Vidovich's teams excel at ball possession and attacking on offense and defense.

“Jay's teams play beautiful soccer,” Maryland's Cirovski said.

Cirovski said if the Pitt community listens to Vidovich, the program will succeed.

“There will be a process,” Cirovski said. “He'll certainly break the streak of not getting any wins in the ACC his first year. He's going to build his team with his kind of people. I would expect that by Jay's third year, certainly they'll be in the top four in the ACC.”

Widely regarded as one of the game's top evaluators and developers of talent, Vidovich produced 21 All-Americans and five ACC Players of the Year at Wake Forest. Thirty-five of his players have gone on to the pros.

“A lot of it comes from talent identification, finding players who are ambitious and at a stage of their career where they can improve,” said Vidovich, who's in the process of assembling the 2016 recruiting class. “I'm not bringing a specific formula: ‘This is how we played at Wake Forest, and this is the way we're going to do it.' We're probably going to do some things they don't really want to do, are not used to doing and maybe think they can't do. But if they trust us and work at it, they'll see the dividends.”

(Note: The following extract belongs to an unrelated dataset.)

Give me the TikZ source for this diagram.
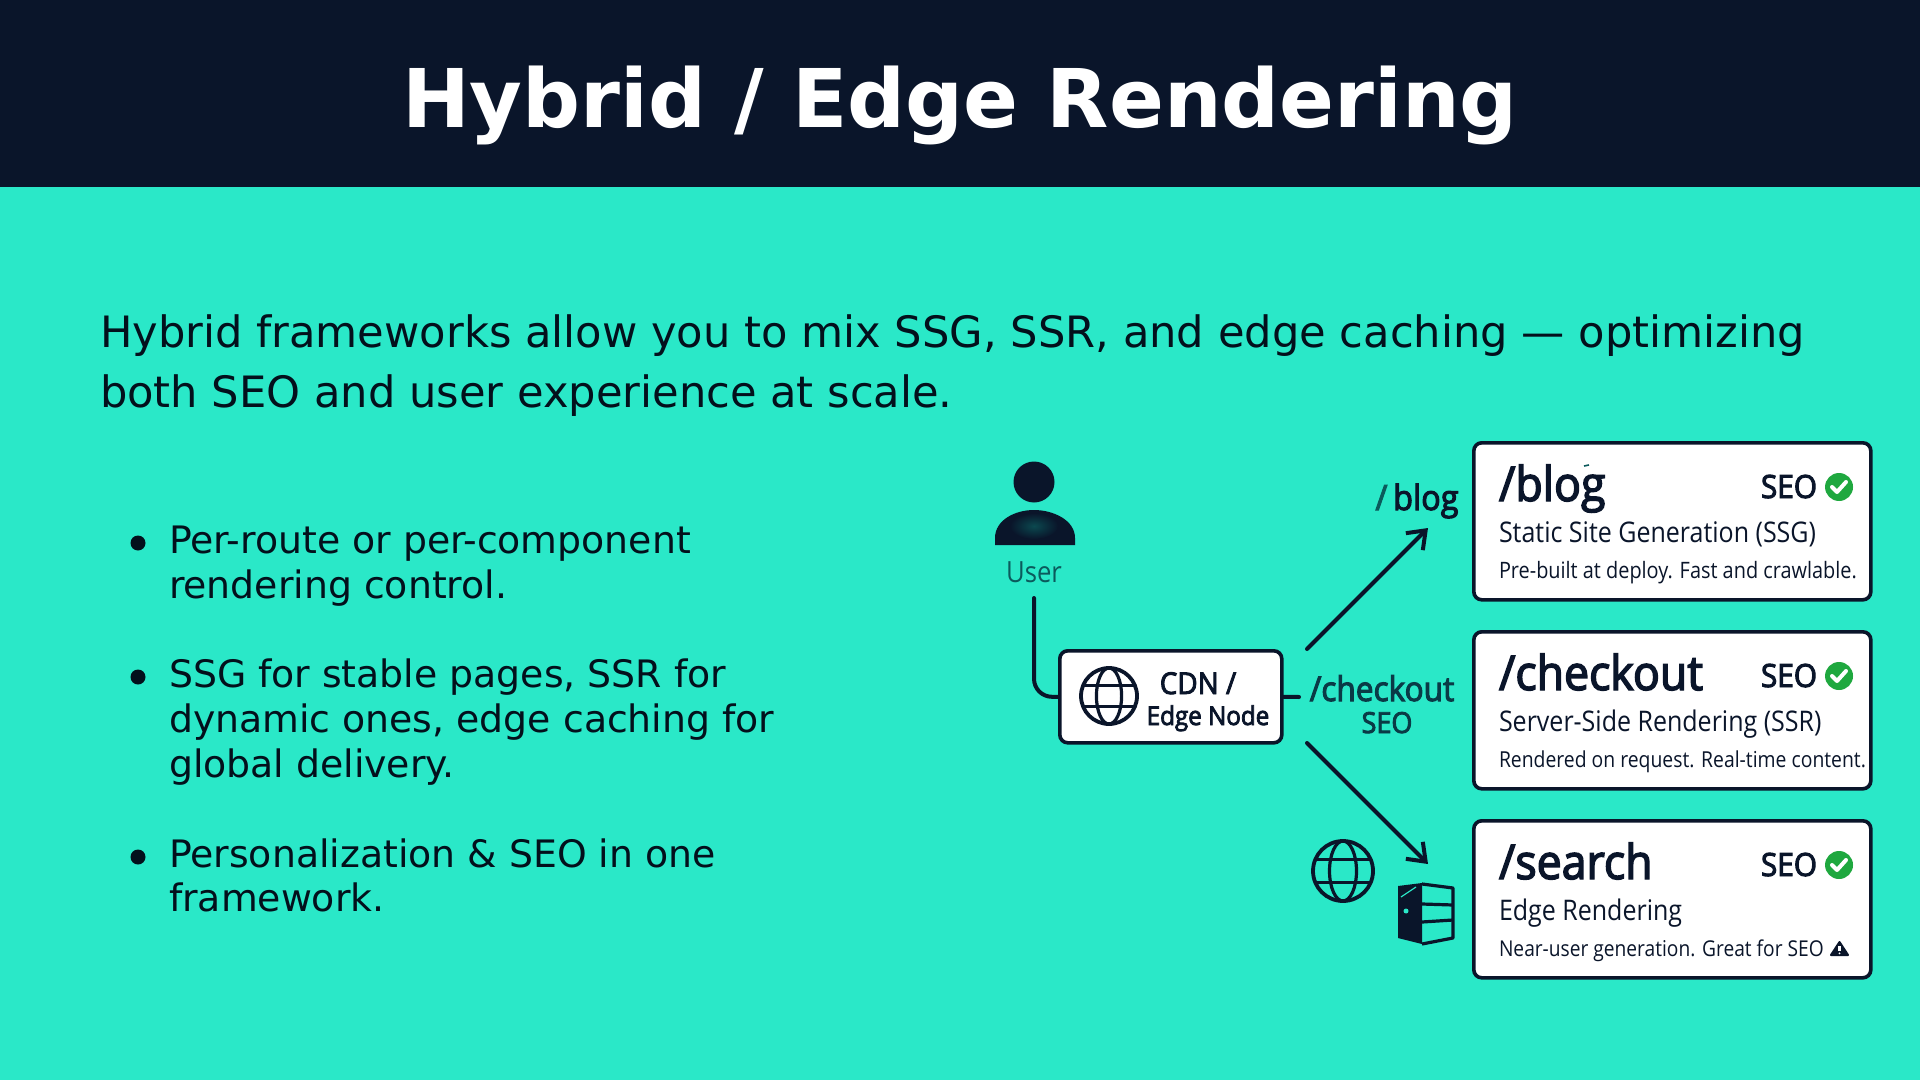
\documentclass[tikz,border=0pt]{standalone}
\usepackage{fontspec}
\usetikzlibrary{arrows.meta}
\setmainfont{DejaVu Sans}
\newfontfamily\diag[FakeStretch=0.88]{Open Sans}
\newfontfamily\diagm[FakeStretch=0.93,FakeBold=3]{Open Sans}
\definecolor{navy}{HTML}{0A152A}
\definecolor{ink}{HTML}{03101C}
\definecolor{mint}{HTML}{2AE8C8}
\definecolor{dteal}{HTML}{0B5A5C}
\definecolor{routeink}{HTML}{0A3A46}
\definecolor{okgreen}{HTML}{1FA83F}
\newcommand{\fs}[1]{\fontsize{#1}{#1}\selectfont}
\tikzset{
  px/.style={x=0.5pt,y=-0.5pt},
  txt/.style={inner sep=0pt,outer sep=0pt,anchor=base west,text=navy},
  titletxt/.style={inner sep=0pt,anchor=base,text=white,font=\fs{40.5}\bfseries},
  intro/.style={txt,text=ink,font=\fs{21.6}},
  bullet/.style={txt,text=ink,font=\fs{18.9}},
  dot/.style={circle,fill=ink,inner sep=0pt,minimum size=7.5pt},
  card/.style={draw=navy,line width=1.8pt,fill=white,rounded corners=4pt,inner sep=0pt,anchor=north west,minimum width=198.5pt,minimum height=78.5pt},
  edgebox/.style={draw=navy,line width=1.8pt,fill=white,rounded corners=4pt,inner sep=0pt,anchor=north west,minimum width=111pt,minimum height=46pt},
  cardhead/.style={txt,font=\diagm\fs{24}},
  cardsub/.style={txt,font=\diag\fs{14.2}},
  carddesc/.style={txt,font=\diag\fs{11}},
  seotag/.style={txt,anchor=base east,font=\diagm\fs{16}},
  routelbl/.style={inner sep=0pt,anchor=base,text=navy,font=\diagm\fs{17.4}},
  link/.style={draw=navy,line width=2pt,line cap=round},
  arrowlink/.style={link,-{Straight Barb[length=8pt,width=12pt,line width=2pt]}},
  globe/.pic={
    \draw[navy,line width=1.9pt] (0,0) circle (1);
    \draw[navy,line width=1.6pt] (0,0) ellipse (0.45 and 1);
    \draw[navy,line width=1.6pt] (-0.92,-0.38) -- (0.92,-0.38);
    \draw[navy,line width=1.6pt] (-0.92,0.38) -- (0.92,0.38);
  },
  tick/.pic={
    \fill[okgreen] (0,0) circle (14);
    \draw[white,line width=2pt,line cap=round,line join=round] (-7,0) -- (-2,5) -- (7,-5);
  }
}
\begin{document}
\begin{tikzpicture}[px]
\useasboundingbox (0,0) rectangle (1920,1080);
\fill[mint] (0,0) rectangle (1920,1080);
\fill[navy] (0,0) rectangle (1920,187);
\node[titletxt] (title) at (960,128) {Hybrid / Edge Rendering};
\node[intro] (intro1) at (100,348) {Hybrid frameworks allow you to mix SSG, SSR, and edge caching — optimizing};
\node[intro] (intro2) at (100,407) {both SEO and user experience at scale.};
\node[dot] (d1) at (138,543) {};
\node[bullet] (b1a) at (169,553) {Per-route or per-component};
\node[bullet] (b1b) at (169,598) {rendering control.};
\node[dot] (d2) at (138,677) {};
\node[bullet] (b2a) at (169,687) {SSG for stable pages, SSR for};
\node[bullet] (b2b) at (169,732) {dynamic ones, edge caching for};
\node[bullet] (b2c) at (169,777) {global delivery.};
\node[dot] (d3) at (138,857) {};
\node[bullet] (b3a) at (169,867) {Personalization \& SEO in one};
\node[bullet] (b3b) at (169,911) {framework.};
% user
\fill[navy] (1034,482) circle (20.5);
\fill[navy] (995,545) -- (995,538) .. controls (995,520) and (1015,510) .. (1034,510) .. controls (1053,510) and (1075,520) .. (1075,538) -- (1075,545) -- cycle;
\shade[inner color=dteal!75!navy,outer color=navy] (1034,526) ellipse (24 and 13);
\node[inner sep=0pt,anchor=base,text=dteal,font=\diag\fs{14.6}] (userlbl) at (1034,582) {User};
% cdn
\node[edgebox] (cdn) at (1058,649) {};
\pic[xscale=28,yscale=28] (g1) at (1109,696) {globe};
\node[inner sep=0pt,anchor=base,text=navy,font=\diagm\fs{15}] (cdn1) at (1198,694) {CDN /};
\node[inner sep=0pt,anchor=base,text=navy,font=\diagm\fs{13}] (cdn2) at (1208,725) {Edge Node};
\coordinate (ustart) at (1034,598);
\coordinate (stubend) at (1299,697);
\coordinate (upstart) at (1307,649);
\coordinate (uptip) at (1428,528);
\coordinate (dnstart) at (1307,743);
\coordinate (dntip) at (1428,864);
\draw[link,rounded corners=9pt] (ustart) |- (cdn.west);
\draw[link] (cdn.east) -- (stubend);
\draw[arrowlink] (upstart) -- (uptip);
\draw[arrowlink] (dnstart) -- (dntip);
\node[routelbl] (rblog) at (1417,510) {{\color{dteal}/}\,blog};
\node[routelbl,text=routeink,font=\diagm\fs{17}] (rcheck) at (1382,701) {/checkout};
\node[routelbl,text=routeink,font=\diagm\fs{14.5}] (rseo) at (1387,733) {SEO};
\pic[xscale=30,yscale=30] (g2) at (1343,871) {globe};
% server
\fill[navy] (1398,886) -- (1422,883) -- (1422,944) -- (1398,938) -- cycle;
\draw[navy,line width=1.6pt,line join=round] (1422,884) -- (1453,888) -- (1453,938) -- (1422,944);
\draw[navy,line width=1.6pt] (1422,904) -- (1453,905);
\draw[navy,line width=1.6pt] (1422,922) -- (1453,920);
\draw[mint,line width=0.6pt] (1401,897) -- (1416,887);
\fill[mint] (1406,911) circle (2.5);
% cards
\node[card] (c1) at (1472,441) {};
\node[card] (c2) at (1472,630) {};
\node[card] (c3) at (1472,819) {};
\node[cardhead] (h1) at (1499,501) {/blog};
\draw[dteal,line width=0.8pt] (1584,466) -- (1589,465);
\node[cardsub] (s1) at (1499,542) {Static Site Generation (SSG)};
\node[carddesc,font=\diag\fs{11.3}] (x1) at (1499,578) {Pre-built at deploy. Fast and crawlable.};
\node[seotag] (t1) at (1817,498) {SEO};
\pic (k1) at (1839,487) {tick};
\node[cardhead] (h2) at (1499,690) {/checkout};
\node[cardsub] (s2) at (1499,731) {Server-Side Rendering (SSR)};
\node[carddesc] (x2) at (1499,767) {Rendered on request. Real-time content.};
\node[seotag] (t2) at (1817,687) {SEO};
\pic (k2) at (1839,676) {tick};
\node[cardhead] (h3) at (1499,879) {/search};
\node[cardsub] (s3) at (1499,920) {Edge Rendering};
\node[carddesc,font=\diag\fs{10.9}] (x3) at (1499,956) {Near-user generation. Great for SEO};
\node[seotag] (t3) at (1817,876) {SEO};
\pic (k3) at (1839,865) {tick};
% warning
\fill[navy,line join=round,draw=navy,line width=1pt] (1839.5,942) -- (1848,955) -- (1831,955) -- cycle;
\draw[white,line width=1.1pt] (1839.5,946) -- (1839.5,951);
\fill[white] (1839.5,953.3) circle (1);
\end{tikzpicture}
\end{document}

Based on past accomplishments, expect Vidovich to apply a similar recruiting strategy at Pitt but with a caveat: sign more local players.

Pitt's roster featured three Western Pennsylvanians last season.

“We failed to build a fence around Western Pennsylvania in soccer,” Barnes said. “I know we can build that fence. That's why we hired Jay.”

For instance, the successful Beadling Soccer Club in the South Hills has three players playing key roles at Northwestern: Mike Roberge (Franklin Regional), Jake Roberge (Franklin Regional) and Nathan Dearth (Montour). Another Beadling product, Jamie Luchini (North Allegheny), who starred at Lehigh, was among 59 Division I players invited to the recent Major League Soccer player combine.

Behonick, who is familiar with Western Pennsylvania talent from his time at Penn State, will help those recruiting efforts.

“Our program has done a great job producing a lot of D-I schools with quality players over the years,” Beadling president Denny Kohlmyer said. “We want our kids to be able to go to Pitt.”